Wednesday, December 03, 2008

Feeding the Fat Kid

Friday night, and the Essex girls were in town. The Fat Kid descended on us with her good mate Carly, and Cardiff didn't know what had hit it.
Now, as you may already know, the Fat Kid isn't actually fat. It's more that she used to call everyone else by that unusual moniker and somehow it stuck. Having said that she can certainly put the food away.
After nipping out for a quick drink with Paps, the Prince, Smashy and Withers at the new, old O'Neills (the famous scene of St Paddy's night which has since burned down and been built up anew) I legged it home in time for Wren's arrival at eight.
The Fat Kid, having left Southend at around 3pm, was expected any minute but didn't arrive until 10. Why? She got lost. How? Well, her excuse was the fog but I can imagine she and her partner in crime were gassing all the way up the M4 and missed the junction.
When they eventually turned up they were quick to tuck into the wine with Wren and by the end of the evening had managed to drink the equivalent of a bottle each. The Fat Kid had also managed to help herself to some of our Chinese, even though she said she had only eaten a couple of hours before on a motorway service station.
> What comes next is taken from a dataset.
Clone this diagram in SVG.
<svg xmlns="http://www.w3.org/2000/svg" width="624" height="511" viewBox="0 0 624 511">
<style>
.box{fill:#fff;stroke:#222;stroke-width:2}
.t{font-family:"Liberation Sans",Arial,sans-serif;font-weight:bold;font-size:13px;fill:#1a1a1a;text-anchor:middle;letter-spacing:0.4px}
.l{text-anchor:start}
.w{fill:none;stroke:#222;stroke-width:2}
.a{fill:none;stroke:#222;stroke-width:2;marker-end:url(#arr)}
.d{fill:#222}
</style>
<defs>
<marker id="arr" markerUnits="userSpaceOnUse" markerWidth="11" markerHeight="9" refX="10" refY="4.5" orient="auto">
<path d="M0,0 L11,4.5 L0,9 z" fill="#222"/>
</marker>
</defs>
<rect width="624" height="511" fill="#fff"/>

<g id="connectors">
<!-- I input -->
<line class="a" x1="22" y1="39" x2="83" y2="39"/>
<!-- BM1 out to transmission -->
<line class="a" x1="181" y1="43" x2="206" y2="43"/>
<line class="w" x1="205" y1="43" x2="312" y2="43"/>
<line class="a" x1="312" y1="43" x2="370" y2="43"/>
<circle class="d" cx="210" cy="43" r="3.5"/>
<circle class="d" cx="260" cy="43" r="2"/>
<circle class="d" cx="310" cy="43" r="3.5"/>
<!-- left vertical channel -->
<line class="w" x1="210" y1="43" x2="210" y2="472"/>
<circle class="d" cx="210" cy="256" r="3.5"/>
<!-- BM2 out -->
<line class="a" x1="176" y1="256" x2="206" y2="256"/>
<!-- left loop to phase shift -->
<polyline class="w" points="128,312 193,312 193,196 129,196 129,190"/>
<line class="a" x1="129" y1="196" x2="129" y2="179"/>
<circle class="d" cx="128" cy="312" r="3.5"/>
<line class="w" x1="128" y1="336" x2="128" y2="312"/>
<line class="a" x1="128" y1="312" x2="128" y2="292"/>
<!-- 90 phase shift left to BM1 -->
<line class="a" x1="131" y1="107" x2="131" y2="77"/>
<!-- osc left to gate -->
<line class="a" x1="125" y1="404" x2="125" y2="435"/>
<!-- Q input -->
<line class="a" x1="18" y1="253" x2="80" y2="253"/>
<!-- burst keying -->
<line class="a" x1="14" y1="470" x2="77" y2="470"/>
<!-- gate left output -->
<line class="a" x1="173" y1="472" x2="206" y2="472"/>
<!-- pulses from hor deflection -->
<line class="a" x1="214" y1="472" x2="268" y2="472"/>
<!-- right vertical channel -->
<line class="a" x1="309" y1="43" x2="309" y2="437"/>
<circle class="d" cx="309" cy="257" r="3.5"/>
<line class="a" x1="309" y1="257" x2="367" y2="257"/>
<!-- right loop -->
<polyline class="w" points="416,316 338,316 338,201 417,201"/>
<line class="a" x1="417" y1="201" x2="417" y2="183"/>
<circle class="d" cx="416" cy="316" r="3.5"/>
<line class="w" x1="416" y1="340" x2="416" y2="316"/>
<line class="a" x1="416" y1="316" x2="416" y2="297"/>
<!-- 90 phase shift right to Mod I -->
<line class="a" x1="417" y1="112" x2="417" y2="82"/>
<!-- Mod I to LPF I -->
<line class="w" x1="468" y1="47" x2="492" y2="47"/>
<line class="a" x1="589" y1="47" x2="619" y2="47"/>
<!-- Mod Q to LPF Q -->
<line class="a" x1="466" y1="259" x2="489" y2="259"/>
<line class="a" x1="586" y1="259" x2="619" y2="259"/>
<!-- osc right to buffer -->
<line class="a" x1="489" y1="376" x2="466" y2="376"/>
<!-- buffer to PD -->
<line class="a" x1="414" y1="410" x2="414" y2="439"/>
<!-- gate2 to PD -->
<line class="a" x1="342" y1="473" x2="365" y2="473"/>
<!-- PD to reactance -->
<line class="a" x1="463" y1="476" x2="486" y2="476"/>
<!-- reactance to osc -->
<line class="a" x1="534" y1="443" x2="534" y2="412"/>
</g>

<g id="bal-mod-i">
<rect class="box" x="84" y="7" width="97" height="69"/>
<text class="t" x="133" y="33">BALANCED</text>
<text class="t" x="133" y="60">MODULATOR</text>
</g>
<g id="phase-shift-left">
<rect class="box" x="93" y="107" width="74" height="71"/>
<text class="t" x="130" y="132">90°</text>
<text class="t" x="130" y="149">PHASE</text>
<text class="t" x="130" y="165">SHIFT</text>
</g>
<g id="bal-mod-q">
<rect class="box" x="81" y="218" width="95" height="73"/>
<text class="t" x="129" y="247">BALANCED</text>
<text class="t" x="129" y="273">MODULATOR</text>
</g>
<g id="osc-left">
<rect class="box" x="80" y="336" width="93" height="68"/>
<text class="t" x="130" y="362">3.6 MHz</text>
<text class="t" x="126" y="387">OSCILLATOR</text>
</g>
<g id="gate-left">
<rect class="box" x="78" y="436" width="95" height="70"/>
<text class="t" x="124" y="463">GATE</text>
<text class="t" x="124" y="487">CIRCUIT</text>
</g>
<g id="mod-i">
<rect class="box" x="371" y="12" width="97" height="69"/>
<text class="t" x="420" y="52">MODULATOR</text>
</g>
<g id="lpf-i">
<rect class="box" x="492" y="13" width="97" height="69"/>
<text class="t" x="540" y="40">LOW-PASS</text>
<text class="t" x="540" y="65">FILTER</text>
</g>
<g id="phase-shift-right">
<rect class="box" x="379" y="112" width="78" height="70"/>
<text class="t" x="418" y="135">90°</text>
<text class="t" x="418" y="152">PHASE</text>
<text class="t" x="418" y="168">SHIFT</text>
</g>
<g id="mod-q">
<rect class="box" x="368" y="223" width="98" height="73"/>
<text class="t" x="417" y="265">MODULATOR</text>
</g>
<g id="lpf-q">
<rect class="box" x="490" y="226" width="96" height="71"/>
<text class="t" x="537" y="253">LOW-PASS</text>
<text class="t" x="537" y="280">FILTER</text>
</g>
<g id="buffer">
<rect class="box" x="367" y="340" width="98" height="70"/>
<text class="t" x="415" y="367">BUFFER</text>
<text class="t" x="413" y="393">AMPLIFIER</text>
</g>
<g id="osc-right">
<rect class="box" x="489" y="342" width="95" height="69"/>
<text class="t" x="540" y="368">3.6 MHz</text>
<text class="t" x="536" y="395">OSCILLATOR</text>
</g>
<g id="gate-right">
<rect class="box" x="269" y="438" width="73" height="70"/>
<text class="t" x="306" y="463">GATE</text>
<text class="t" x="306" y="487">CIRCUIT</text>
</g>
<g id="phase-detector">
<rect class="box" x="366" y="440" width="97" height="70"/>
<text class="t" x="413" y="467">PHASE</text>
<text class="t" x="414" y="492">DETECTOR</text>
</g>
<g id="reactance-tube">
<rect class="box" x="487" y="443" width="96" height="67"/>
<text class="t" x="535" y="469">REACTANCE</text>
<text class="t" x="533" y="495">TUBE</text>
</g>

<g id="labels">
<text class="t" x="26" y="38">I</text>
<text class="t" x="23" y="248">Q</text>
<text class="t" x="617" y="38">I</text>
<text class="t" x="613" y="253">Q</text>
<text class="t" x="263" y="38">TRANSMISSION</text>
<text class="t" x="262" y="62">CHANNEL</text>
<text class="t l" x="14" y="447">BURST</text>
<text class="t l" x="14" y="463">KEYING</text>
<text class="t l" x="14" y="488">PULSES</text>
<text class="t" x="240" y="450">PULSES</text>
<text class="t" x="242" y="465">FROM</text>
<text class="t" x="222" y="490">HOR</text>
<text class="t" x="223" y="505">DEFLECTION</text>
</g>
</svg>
Anyway, the upshot is that, rather than Wren's maturity rubbing off on the Essex girls, they managed to turn her into an honorary one for the weekend.
While I was working, they went for a bottle of wine and some food in the Spanish restaurant La Tasca where, apparently, Carly got chatted up by one of the waiters who told her if she returned that night he would give her a free bottle.
By the time I met up with them in the Thai Edge on Saturday night they were well into the bevvies, Wren sporting a brand new shade of eye shadow having had coaching lessons on "how to look good" by the deadly Essex duo.
Immediately they were pleading with me to take them out on the town, even though it was full of Welsh rugby fans three sheets to the wind after their astonishing 21-18 victory over Australia. I decided to be wise for once and thought that, with the weather so cold and so many people about, I would refrain from drinking so that I could drive them home rather than wait out in the cold for a taxi for hours.
Mind you, I am not a good designated driver. In fact, I am a terrible designated driver. And seeing people in alcohol-induced euphoria just makes me incredibly grumpy. If I can't join them I just want to get as far away from them as possible.
At one stage Wren was imploring me to go down into the depths of some rank club in St Mary Street where hundreds of stumbling, rugby-shirt wearing oiks were queueing. "Come on, it will be fun!" she demanded. Like a hole in the head, I thought.
Eventually we settled on cocktails in Pikey, Pikey (as the ex-Eggo crew call it). By this time the Essex whirlwinds were well into their stride, giggling and talking away at ten to the dozen and trying to lure the barman into giving them free cocktails. Their best line was "Guess where we are from?". Bearing in mind they believe Southend to be the centre of the Universe they were greatly disappointed when people couldn't work it out. One woman even suggested Ireland. "Do you always talk in a squeaky voice, like a couple of rats?" she asked them.
Normally the Fat Kid has a bit of a temper when provoked (who knows where she gets that from?) but her senses were so slowed by the copious amounts of alcohol she had been swallowing that she didn't realise it could be construed as an insult until about an hour later in the car on the way home. A night out with these two is like an audience with French and Saunders, and I told them so.
They both looked at each other, pointed simultaneously, and shouted in a high pitched squeal: "You're French then, the fat one." Got to love the Essex Girls.

Next day, as the Fat Kid had promised her mucca, I cooked up a pretty filling fried breakfast with scrambled eggs and a giant mushroom, together with sausages, bacon, beans, tomatoes, fried potatoes and freshly baked baguettes. It went down a treat.
Scrambled egg, by the way, is pretty easy in the microwave. You just mix up as many eggs as you think you need (I used seven for four people) add a good glug of milk, mix in salt and pepper, then turn it on full power for about three minutes (for an 800 watt microwave anyway). Keep checking and stirring until it rises light and fluffy and you can dish it up. A good trick that my flatmate Scooby showed me.

Once they had set off for home at one, I breathed a sigh of relief and Wren and I recuperated for the afternoon in front of the TV. Of course, the girls will be back... for poor Wren's stag night. By the time she returns she will be chewing gum, wearing micro skirts and shouting "Guess Where I'm from" while slurping from an alcopop. Brrrrrr, doesn't bare thinking about.